Brief
In the following material, identify every line holding the string "Give" and return it.

Material for the task
-- Start --

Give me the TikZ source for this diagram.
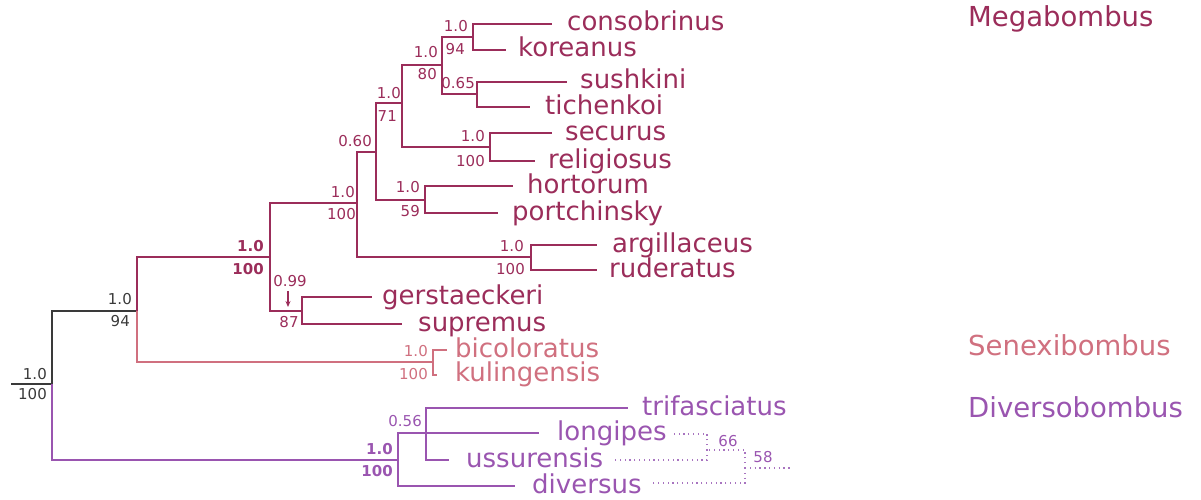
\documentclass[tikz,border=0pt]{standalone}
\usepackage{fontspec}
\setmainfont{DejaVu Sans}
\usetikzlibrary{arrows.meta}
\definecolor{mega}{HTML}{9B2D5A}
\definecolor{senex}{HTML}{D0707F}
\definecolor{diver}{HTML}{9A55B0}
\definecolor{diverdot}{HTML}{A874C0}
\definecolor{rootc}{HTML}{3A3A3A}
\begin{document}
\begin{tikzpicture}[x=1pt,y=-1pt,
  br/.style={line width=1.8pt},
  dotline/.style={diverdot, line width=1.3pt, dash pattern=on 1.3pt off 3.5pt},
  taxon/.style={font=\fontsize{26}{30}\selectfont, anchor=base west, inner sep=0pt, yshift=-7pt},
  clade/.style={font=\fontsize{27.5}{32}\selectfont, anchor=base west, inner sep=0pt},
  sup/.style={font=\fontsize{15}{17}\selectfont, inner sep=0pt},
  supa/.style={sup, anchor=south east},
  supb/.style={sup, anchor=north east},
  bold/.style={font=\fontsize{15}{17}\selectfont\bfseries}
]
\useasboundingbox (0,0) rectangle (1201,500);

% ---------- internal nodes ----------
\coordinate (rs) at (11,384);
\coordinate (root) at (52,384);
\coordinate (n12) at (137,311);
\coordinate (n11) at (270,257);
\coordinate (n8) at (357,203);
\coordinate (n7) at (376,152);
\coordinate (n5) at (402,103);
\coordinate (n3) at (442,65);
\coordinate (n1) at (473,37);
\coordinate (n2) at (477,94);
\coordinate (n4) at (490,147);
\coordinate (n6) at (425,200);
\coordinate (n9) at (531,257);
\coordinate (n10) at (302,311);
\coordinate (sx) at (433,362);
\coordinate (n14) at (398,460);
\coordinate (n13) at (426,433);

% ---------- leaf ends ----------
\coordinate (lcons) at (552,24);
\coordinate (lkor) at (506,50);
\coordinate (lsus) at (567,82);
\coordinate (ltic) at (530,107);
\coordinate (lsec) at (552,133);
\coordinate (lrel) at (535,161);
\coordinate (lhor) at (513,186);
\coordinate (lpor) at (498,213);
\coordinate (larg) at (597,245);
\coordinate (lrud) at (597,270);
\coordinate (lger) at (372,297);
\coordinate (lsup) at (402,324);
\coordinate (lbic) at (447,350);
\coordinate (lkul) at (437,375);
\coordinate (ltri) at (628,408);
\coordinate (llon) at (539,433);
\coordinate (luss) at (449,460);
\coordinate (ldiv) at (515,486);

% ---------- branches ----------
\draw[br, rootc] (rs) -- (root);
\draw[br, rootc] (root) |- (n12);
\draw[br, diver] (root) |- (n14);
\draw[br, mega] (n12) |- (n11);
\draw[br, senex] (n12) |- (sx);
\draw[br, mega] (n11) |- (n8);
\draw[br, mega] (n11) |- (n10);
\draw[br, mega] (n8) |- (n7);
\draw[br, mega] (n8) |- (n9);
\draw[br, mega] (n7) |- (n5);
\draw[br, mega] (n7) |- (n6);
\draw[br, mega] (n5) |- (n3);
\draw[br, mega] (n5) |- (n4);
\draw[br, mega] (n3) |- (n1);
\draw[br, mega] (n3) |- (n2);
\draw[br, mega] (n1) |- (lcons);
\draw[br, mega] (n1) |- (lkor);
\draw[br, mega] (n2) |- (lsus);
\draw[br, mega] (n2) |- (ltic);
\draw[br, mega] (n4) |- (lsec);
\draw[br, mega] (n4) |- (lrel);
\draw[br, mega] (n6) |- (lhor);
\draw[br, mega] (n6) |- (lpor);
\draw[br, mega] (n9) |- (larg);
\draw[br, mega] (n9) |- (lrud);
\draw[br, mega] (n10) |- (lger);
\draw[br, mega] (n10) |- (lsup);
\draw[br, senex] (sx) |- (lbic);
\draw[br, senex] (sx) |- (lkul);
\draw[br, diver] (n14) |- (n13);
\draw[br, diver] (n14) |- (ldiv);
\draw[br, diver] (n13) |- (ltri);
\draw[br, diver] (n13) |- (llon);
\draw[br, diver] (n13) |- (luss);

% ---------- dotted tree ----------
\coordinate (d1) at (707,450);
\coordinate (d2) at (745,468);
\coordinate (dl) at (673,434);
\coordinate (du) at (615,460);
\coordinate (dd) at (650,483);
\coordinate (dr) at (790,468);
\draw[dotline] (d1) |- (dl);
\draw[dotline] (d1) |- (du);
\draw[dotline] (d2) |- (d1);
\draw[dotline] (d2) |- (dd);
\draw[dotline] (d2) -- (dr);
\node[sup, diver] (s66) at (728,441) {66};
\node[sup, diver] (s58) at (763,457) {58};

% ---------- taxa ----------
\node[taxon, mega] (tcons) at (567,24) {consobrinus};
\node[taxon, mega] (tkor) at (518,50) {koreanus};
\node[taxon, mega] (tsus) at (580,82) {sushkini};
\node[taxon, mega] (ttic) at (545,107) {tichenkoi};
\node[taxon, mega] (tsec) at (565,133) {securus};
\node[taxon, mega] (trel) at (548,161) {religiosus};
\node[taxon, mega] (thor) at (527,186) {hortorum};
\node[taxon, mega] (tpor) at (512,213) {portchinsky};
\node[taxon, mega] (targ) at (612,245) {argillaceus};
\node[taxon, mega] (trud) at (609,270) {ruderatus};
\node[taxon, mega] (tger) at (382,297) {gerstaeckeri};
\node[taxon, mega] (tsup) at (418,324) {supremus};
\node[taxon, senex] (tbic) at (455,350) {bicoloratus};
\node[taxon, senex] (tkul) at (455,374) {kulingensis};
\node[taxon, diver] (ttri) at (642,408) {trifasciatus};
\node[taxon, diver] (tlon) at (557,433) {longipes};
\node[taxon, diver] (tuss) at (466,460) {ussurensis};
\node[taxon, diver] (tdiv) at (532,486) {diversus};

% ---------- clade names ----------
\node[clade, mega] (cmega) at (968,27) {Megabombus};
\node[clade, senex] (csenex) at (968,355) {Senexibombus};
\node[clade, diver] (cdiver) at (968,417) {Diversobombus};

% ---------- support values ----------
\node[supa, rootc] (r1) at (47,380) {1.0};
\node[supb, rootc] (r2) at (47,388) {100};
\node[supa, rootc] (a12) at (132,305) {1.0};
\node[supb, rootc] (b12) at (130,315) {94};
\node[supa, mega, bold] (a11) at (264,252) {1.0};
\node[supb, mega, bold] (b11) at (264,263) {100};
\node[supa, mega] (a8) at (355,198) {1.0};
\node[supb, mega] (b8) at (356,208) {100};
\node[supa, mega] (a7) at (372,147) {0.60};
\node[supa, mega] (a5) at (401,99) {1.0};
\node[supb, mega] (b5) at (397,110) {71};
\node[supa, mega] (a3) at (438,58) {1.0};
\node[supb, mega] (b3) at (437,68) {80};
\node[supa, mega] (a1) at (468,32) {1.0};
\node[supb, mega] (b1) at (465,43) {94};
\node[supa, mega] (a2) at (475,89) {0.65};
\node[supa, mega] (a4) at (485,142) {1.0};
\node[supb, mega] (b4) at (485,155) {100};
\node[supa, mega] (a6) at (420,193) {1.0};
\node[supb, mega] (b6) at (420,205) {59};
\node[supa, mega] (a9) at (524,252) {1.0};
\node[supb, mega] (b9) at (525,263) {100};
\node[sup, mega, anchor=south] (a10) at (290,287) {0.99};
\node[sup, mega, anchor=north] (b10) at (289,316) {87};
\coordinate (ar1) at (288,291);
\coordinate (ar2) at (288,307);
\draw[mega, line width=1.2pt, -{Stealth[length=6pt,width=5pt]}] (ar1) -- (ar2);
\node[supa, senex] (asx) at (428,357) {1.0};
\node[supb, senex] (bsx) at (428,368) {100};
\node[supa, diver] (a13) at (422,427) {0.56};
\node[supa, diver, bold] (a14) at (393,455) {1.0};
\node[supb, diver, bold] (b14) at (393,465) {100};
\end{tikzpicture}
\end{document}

-- End --
-- Start --

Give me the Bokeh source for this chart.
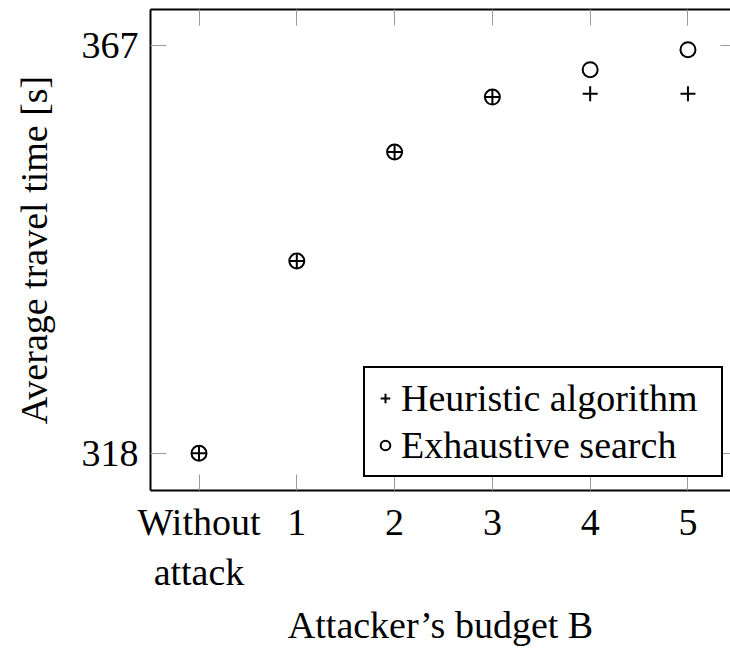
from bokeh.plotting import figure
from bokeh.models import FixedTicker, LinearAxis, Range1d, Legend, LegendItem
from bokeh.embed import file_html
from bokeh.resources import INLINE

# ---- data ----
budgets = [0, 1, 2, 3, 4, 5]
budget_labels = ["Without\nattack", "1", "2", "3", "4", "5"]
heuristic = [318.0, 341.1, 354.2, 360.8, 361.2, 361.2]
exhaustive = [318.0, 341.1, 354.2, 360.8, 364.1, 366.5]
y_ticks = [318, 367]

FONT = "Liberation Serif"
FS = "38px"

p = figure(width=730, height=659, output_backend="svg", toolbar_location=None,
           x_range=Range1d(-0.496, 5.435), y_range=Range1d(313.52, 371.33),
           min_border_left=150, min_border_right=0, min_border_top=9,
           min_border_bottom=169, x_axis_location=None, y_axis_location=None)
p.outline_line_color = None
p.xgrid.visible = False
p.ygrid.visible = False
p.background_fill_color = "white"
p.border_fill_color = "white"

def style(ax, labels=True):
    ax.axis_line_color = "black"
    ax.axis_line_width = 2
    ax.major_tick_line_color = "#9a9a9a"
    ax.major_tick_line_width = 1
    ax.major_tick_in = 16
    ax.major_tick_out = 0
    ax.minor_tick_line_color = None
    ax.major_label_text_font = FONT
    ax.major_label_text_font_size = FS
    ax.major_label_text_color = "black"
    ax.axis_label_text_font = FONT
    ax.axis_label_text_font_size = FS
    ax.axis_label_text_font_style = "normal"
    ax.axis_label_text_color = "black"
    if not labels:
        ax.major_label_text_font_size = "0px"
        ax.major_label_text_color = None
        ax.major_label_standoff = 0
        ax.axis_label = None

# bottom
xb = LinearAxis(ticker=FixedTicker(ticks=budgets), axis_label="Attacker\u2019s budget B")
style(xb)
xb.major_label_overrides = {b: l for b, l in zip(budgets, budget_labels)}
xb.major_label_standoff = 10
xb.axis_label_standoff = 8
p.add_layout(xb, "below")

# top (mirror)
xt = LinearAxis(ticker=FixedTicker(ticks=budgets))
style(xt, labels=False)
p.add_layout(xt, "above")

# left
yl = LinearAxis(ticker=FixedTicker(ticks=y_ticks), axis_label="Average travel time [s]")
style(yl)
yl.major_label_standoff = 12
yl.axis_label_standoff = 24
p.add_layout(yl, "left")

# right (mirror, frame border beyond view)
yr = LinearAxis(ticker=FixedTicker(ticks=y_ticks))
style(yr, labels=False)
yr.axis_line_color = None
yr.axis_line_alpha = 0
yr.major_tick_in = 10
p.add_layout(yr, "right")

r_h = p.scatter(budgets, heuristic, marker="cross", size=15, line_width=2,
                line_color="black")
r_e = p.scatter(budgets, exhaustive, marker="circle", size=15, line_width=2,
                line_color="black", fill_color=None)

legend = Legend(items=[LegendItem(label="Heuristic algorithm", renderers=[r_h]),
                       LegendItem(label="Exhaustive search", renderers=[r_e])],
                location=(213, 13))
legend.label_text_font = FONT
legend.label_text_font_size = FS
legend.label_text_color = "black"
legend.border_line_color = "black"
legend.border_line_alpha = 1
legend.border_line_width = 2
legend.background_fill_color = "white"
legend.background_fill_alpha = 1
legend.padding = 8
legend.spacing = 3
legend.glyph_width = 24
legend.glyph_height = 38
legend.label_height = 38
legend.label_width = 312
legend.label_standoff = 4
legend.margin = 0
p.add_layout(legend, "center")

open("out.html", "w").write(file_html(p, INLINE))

-- End --
-- Start --

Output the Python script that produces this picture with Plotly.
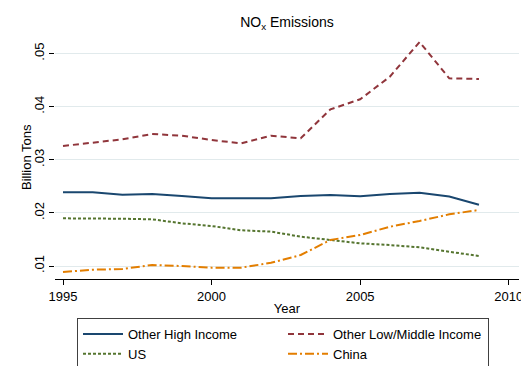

-- End --

Answer for this exercise
Give me the TikZ source for this diagram.
Give me the Bokeh source for this chart.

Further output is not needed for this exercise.